GOAL: Identify the lines that include the word "with", then copy all of them.

DATA LINES:
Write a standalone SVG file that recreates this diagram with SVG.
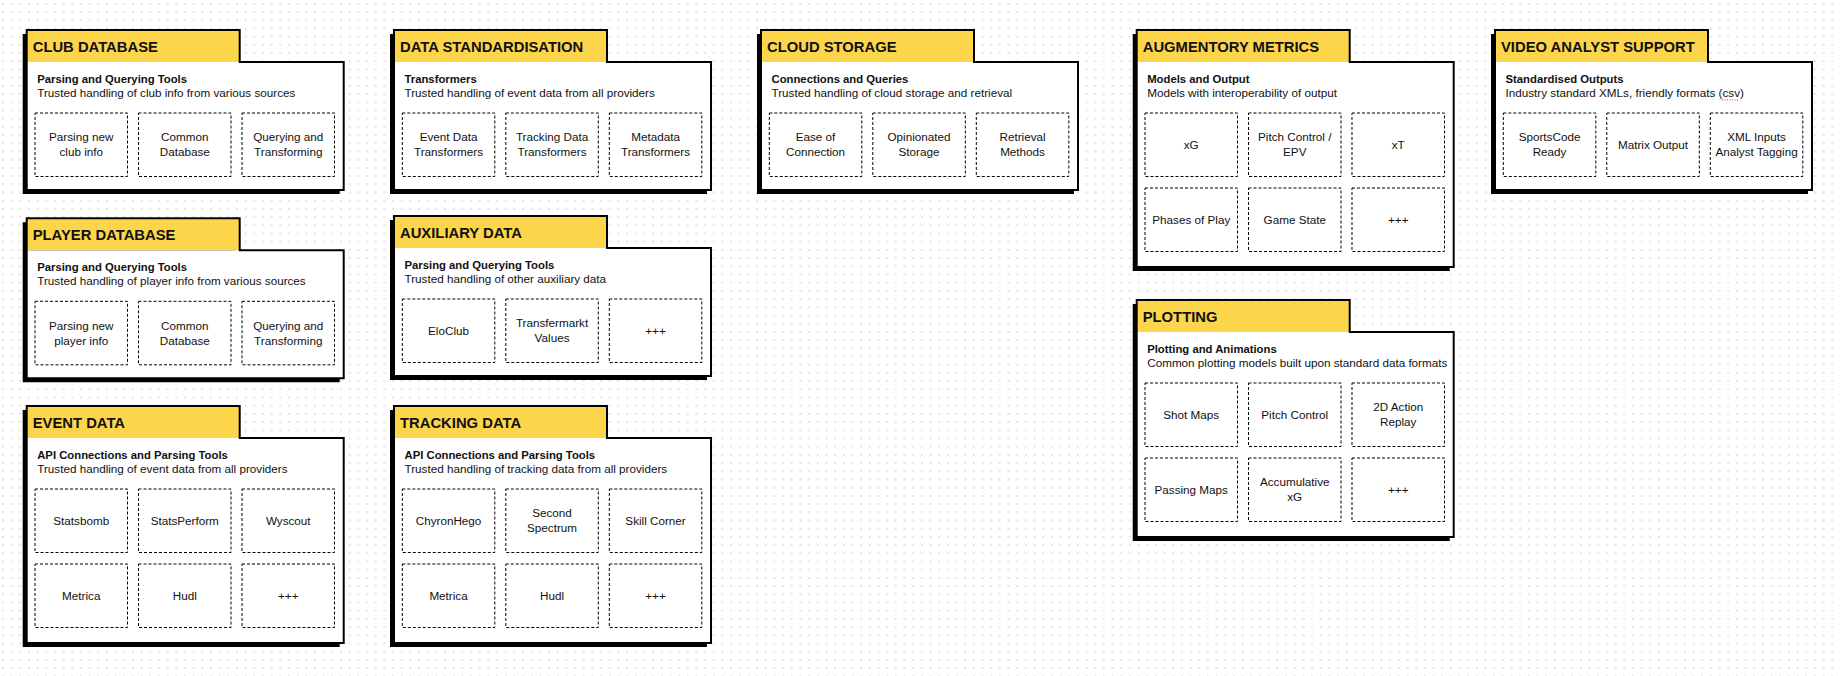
<svg xmlns="http://www.w3.org/2000/svg" width="1840" height="676" viewBox="0 0 1840 676">
<defs>
<pattern id="dots" x="2" y="3" width="8.67" height="8.2" patternUnits="userSpaceOnUse"><rect x="0" y="0" width="1.6" height="1.6" fill="#d8d8df"/></pattern>
<path id="shape1" d="M0,32 V0 H213 V32 H317 V160 H0 Z"/>
<path id="shape2" d="M0,32 V0 H213 V32 H317 V237 H0 Z"/>
</defs>
<style>
.shadow{fill:#000}
.tab{fill:#FDD54B}
.body{fill:#fff}
.outline{fill:none;stroke:#000;stroke-width:2}
.title{font-family:"Liberation Sans",Arial,Helvetica,sans-serif;font-weight:bold;font-size:14.8px;fill:#111}
.sub{font-family:"Liberation Sans",Arial,Helvetica,sans-serif;font-weight:bold;font-size:11.3px;fill:#111}
.desc{font-family:"Liberation Sans",Arial,Helvetica,sans-serif;font-size:11.7px;fill:#111}
.cell{fill:#fff;stroke:#000;stroke-width:1;stroke-dasharray:3 2}
.lbl{font-family:"Liberation Sans",Arial,Helvetica,sans-serif;font-size:11.7px;fill:#111;text-anchor:middle}
</style>
<rect width="1840" height="676" fill="#fff"/>
<rect width="1840" height="676" fill="url(#dots)"/>

<g id="club-database" transform="translate(26.7,30)">
<use href="#shape1" class="shadow" transform="translate(-4,4)"/>
<rect class="tab" x="0" y="0" width="213" height="32"/>
<rect class="body" x="0" y="32" width="317" height="128"/>
<use href="#shape1" class="outline"/>
<text class="title" x="6" y="22">CLUB DATABASE</text>
<text class="sub" x="10.5" y="53">Parsing and Querying Tools</text>
<text class="desc" x="10.5" y="67">Trusted handling of club info from various sources</text>
<rect class="cell" x="8.3" y="83" width="92.5" height="63.5"/>
<rect class="cell" x="111.8" y="83" width="92.5" height="63.5"/>
<rect class="cell" x="215.3" y="83" width="92.5" height="63.5"/>
<text class="lbl" x="54.55" y="111.25">Parsing new</text><text class="lbl" x="54.55" y="126.25">club info</text>
<text class="lbl" x="158.05" y="111.25">Common</text><text class="lbl" x="158.05" y="126.25">Database</text>
<text class="lbl" x="261.55" y="111.25">Querying and</text><text class="lbl" x="261.55" y="126.25">Transforming</text>
</g>

<g id="player-database" transform="translate(26.7,218.3)">
<use href="#shape1" class="shadow" transform="translate(-4,4)"/>
<rect class="tab" x="0" y="0" width="213" height="32"/>
<rect class="body" x="0" y="32" width="317" height="128"/>
<use href="#shape1" class="outline"/>
<text class="title" x="6" y="22">PLAYER DATABASE</text>
<text class="sub" x="10.5" y="53">Parsing and Querying Tools</text>
<text class="desc" x="10.5" y="67">Trusted handling of player info from various sources</text>
<rect class="cell" x="8.3" y="83" width="92.5" height="63.5"/>
<rect class="cell" x="111.8" y="83" width="92.5" height="63.5"/>
<rect class="cell" x="215.3" y="83" width="92.5" height="63.5"/>
<text class="lbl" x="54.55" y="111.25">Parsing new</text><text class="lbl" x="54.55" y="126.25">player info</text>
<text class="lbl" x="158.05" y="111.25">Common</text><text class="lbl" x="158.05" y="126.25">Database</text>
<text class="lbl" x="261.55" y="111.25">Querying and</text><text class="lbl" x="261.55" y="126.25">Transforming</text>
</g>

<g id="event-data" transform="translate(26.7,406)">
<use href="#shape2" class="shadow" transform="translate(-4,4)"/>
<rect class="tab" x="0" y="0" width="213" height="32"/>
<rect class="body" x="0" y="32" width="317" height="205"/>
<use href="#shape2" class="outline"/>
<text class="title" x="6" y="22">EVENT DATA</text>
<text class="sub" x="10.5" y="53">API Connections and Parsing Tools</text>
<text class="desc" x="10.5" y="67">Trusted handling of event data from all providers</text>
<rect class="cell" x="8.3" y="83" width="92.5" height="63.5"/>
<rect class="cell" x="111.8" y="83" width="92.5" height="63.5"/>
<rect class="cell" x="215.3" y="83" width="92.5" height="63.5"/>
<rect class="cell" x="8.3" y="158" width="92.5" height="63.5"/>
<rect class="cell" x="111.8" y="158" width="92.5" height="63.5"/>
<rect class="cell" x="215.3" y="158" width="92.5" height="63.5"/>
<text class="lbl" x="54.55" y="119.25">Statsbomb</text>
<text class="lbl" x="158.05" y="119.25">StatsPerform</text>
<text class="lbl" x="261.55" y="119.25">Wyscout</text>
<text class="lbl" x="54.55" y="194.25">Metrica</text>
<text class="lbl" x="158.05" y="194.25">Hudl</text>
<text class="lbl" x="261.55" y="194.25">+++</text>
</g>

<g id="data-standardisation" transform="translate(394,30)">
<use href="#shape1" class="shadow" transform="translate(-4,4)"/>
<rect class="tab" x="0" y="0" width="213" height="32"/>
<rect class="body" x="0" y="32" width="317" height="128"/>
<use href="#shape1" class="outline"/>
<text class="title" x="6" y="22">DATA STANDARDISATION</text>
<text class="sub" x="10.5" y="53">Transformers</text>
<text class="desc" x="10.5" y="67">Trusted handling of event data from all providers</text>
<rect class="cell" x="8.3" y="83" width="92.5" height="63.5"/>
<rect class="cell" x="111.8" y="83" width="92.5" height="63.5"/>
<rect class="cell" x="215.3" y="83" width="92.5" height="63.5"/>
<text class="lbl" x="54.55" y="111.25">Event Data</text><text class="lbl" x="54.55" y="126.25">Transformers</text>
<text class="lbl" x="158.05" y="111.25">Tracking Data</text><text class="lbl" x="158.05" y="126.25">Transformers</text>
<text class="lbl" x="261.55" y="111.25">Metadata</text><text class="lbl" x="261.55" y="126.25">Transformers</text>
</g>

<g id="auxiliary-data" transform="translate(394,216)">
<use href="#shape1" class="shadow" transform="translate(-4,4)"/>
<rect class="tab" x="0" y="0" width="213" height="32"/>
<rect class="body" x="0" y="32" width="317" height="128"/>
<use href="#shape1" class="outline"/>
<text class="title" x="6" y="22">AUXILIARY DATA</text>
<text class="sub" x="10.5" y="53">Parsing and Querying Tools</text>
<text class="desc" x="10.5" y="67">Trusted handling of other auxiliary data</text>
<rect class="cell" x="8.3" y="83" width="92.5" height="63.5"/>
<rect class="cell" x="111.8" y="83" width="92.5" height="63.5"/>
<rect class="cell" x="215.3" y="83" width="92.5" height="63.5"/>
<text class="lbl" x="54.55" y="119.25">EloClub</text>
<text class="lbl" x="158.05" y="111.25">Transfermarkt</text><text class="lbl" x="158.05" y="126.25">Values</text>
<text class="lbl" x="261.55" y="119.25">+++</text>
</g>

<g id="tracking-data" transform="translate(394,406)">
<use href="#shape2" class="shadow" transform="translate(-4,4)"/>
<rect class="tab" x="0" y="0" width="213" height="32"/>
<rect class="body" x="0" y="32" width="317" height="205"/>
<use href="#shape2" class="outline"/>
<text class="title" x="6" y="22">TRACKING DATA</text>
<text class="sub" x="10.5" y="53">API Connections and Parsing Tools</text>
<text class="desc" x="10.5" y="67">Trusted handling of tracking data from all providers</text>
<rect class="cell" x="8.3" y="83" width="92.5" height="63.5"/>
<rect class="cell" x="111.8" y="83" width="92.5" height="63.5"/>
<rect class="cell" x="215.3" y="83" width="92.5" height="63.5"/>
<rect class="cell" x="8.3" y="158" width="92.5" height="63.5"/>
<rect class="cell" x="111.8" y="158" width="92.5" height="63.5"/>
<rect class="cell" x="215.3" y="158" width="92.5" height="63.5"/>
<text class="lbl" x="54.55" y="119.25">ChyronHego</text>
<text class="lbl" x="158.05" y="111.25">Second</text><text class="lbl" x="158.05" y="126.25">Spectrum</text>
<text class="lbl" x="261.55" y="119.25">Skill Corner</text>
<text class="lbl" x="54.55" y="194.25">Metrica</text>
<text class="lbl" x="158.05" y="194.25">Hudl</text>
<text class="lbl" x="261.55" y="194.25">+++</text>
</g>

<g id="cloud-storage" transform="translate(761,30)">
<use href="#shape1" class="shadow" transform="translate(-4,4)"/>
<rect class="tab" x="0" y="0" width="213" height="32"/>
<rect class="body" x="0" y="32" width="317" height="128"/>
<use href="#shape1" class="outline"/>
<text class="title" x="6" y="22">CLOUD STORAGE</text>
<text class="sub" x="10.5" y="53">Connections and Queries</text>
<text class="desc" x="10.5" y="67">Trusted handling of cloud storage and retrieval</text>
<rect class="cell" x="8.3" y="83" width="92.5" height="63.5"/>
<rect class="cell" x="111.8" y="83" width="92.5" height="63.5"/>
<rect class="cell" x="215.3" y="83" width="92.5" height="63.5"/>
<text class="lbl" x="54.55" y="111.25">Ease of</text><text class="lbl" x="54.55" y="126.25">Connection</text>
<text class="lbl" x="158.05" y="111.25">Opinionated</text><text class="lbl" x="158.05" y="126.25">Storage</text>
<text class="lbl" x="261.55" y="111.25">Retrieval</text><text class="lbl" x="261.55" y="126.25">Methods</text>
</g>

<g id="augmentory-metrics" transform="translate(1136.7,30)">
<use href="#shape2" class="shadow" transform="translate(-4,4)"/>
<rect class="tab" x="0" y="0" width="213" height="32"/>
<rect class="body" x="0" y="32" width="317" height="205"/>
<use href="#shape2" class="outline"/>
<text class="title" x="6" y="22">AUGMENTORY METRICS</text>
<text class="sub" x="10.5" y="53">Models and Output</text>
<text class="desc" x="10.5" y="67">Models with interoperability of output</text>
<rect class="cell" x="8.3" y="83" width="92.5" height="63.5"/>
<rect class="cell" x="111.8" y="83" width="92.5" height="63.5"/>
<rect class="cell" x="215.3" y="83" width="92.5" height="63.5"/>
<rect class="cell" x="8.3" y="158" width="92.5" height="63.5"/>
<rect class="cell" x="111.8" y="158" width="92.5" height="63.5"/>
<rect class="cell" x="215.3" y="158" width="92.5" height="63.5"/>
<text class="lbl" x="54.55" y="119.25">xG</text>
<text class="lbl" x="158.05" y="111.25">Pitch Control /</text><text class="lbl" x="158.05" y="126.25">EPV</text>
<text class="lbl" x="261.55" y="119.25">xT</text>
<text class="lbl" x="54.55" y="194.25">Phases of Play</text>
<text class="lbl" x="158.05" y="194.25">Game State</text>
<text class="lbl" x="261.55" y="194.25">+++</text>
</g>

<g id="plotting" transform="translate(1136.7,300)">
<use href="#shape2" class="shadow" transform="translate(-4,4)"/>
<rect class="tab" x="0" y="0" width="213" height="32"/>
<rect class="body" x="0" y="32" width="317" height="205"/>
<use href="#shape2" class="outline"/>
<text class="title" x="6" y="22">PLOTTING</text>
<text class="sub" x="10.5" y="53">Plotting and Animations</text>
<text class="desc" x="10.5" y="67">Common plotting models built upon standard data formats</text>
<rect class="cell" x="8.3" y="83" width="92.5" height="63.5"/>
<rect class="cell" x="111.8" y="83" width="92.5" height="63.5"/>
<rect class="cell" x="215.3" y="83" width="92.5" height="63.5"/>
<rect class="cell" x="8.3" y="158" width="92.5" height="63.5"/>
<rect class="cell" x="111.8" y="158" width="92.5" height="63.5"/>
<rect class="cell" x="215.3" y="158" width="92.5" height="63.5"/>
<text class="lbl" x="54.55" y="119.25">Shot Maps</text>
<text class="lbl" x="158.05" y="119.25">Pitch Control</text>
<text class="lbl" x="261.55" y="111.25">2D Action</text><text class="lbl" x="261.55" y="126.25">Replay</text>
<text class="lbl" x="54.55" y="194.25">Passing Maps</text>
<text class="lbl" x="158.05" y="186.25">Accumulative</text><text class="lbl" x="158.05" y="201.25">xG</text>
<text class="lbl" x="261.55" y="194.25">+++</text>
</g>

<g id="video-analyst-support" transform="translate(1495,30)">
<use href="#shape1" class="shadow" transform="translate(-4,4)"/>
<rect class="tab" x="0" y="0" width="213" height="32"/>
<rect class="body" x="0" y="32" width="317" height="128"/>
<use href="#shape1" class="outline"/>
<text class="title" x="6" y="22">VIDEO ANALYST SUPPORT</text>
<text class="sub" x="10.5" y="53">Standardised Outputs</text>
<text class="desc" x="10.5" y="67">Industry standard XMLs, friendly formats (csv)</text>
<line x1="224.5" y1="70" x2="243.5" y2="70" stroke="#e0453a" stroke-width="1" stroke-dasharray="1 1.5"/>
<rect class="cell" x="8.3" y="83" width="92.5" height="63.5"/>
<rect class="cell" x="111.8" y="83" width="92.5" height="63.5"/>
<rect class="cell" x="215.3" y="83" width="92.5" height="63.5"/>
<text class="lbl" x="54.55" y="111.25">SportsCode</text><text class="lbl" x="54.55" y="126.25">Ready</text>
<text class="lbl" x="158.05" y="119.25">Matrix Output</text>
<text class="lbl" x="261.55" y="111.25">XML Inputs</text><text class="lbl" x="261.55" y="126.25">Analyst Tagging</text>
</g>

<g id="connectors"></g>
</svg>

RESULT OF THIS EXERCISE:
Write a standalone SVG file that recreates this diagram with SVG.
<text class="desc" x="10.5" y="67">Models with interoperability of output</text>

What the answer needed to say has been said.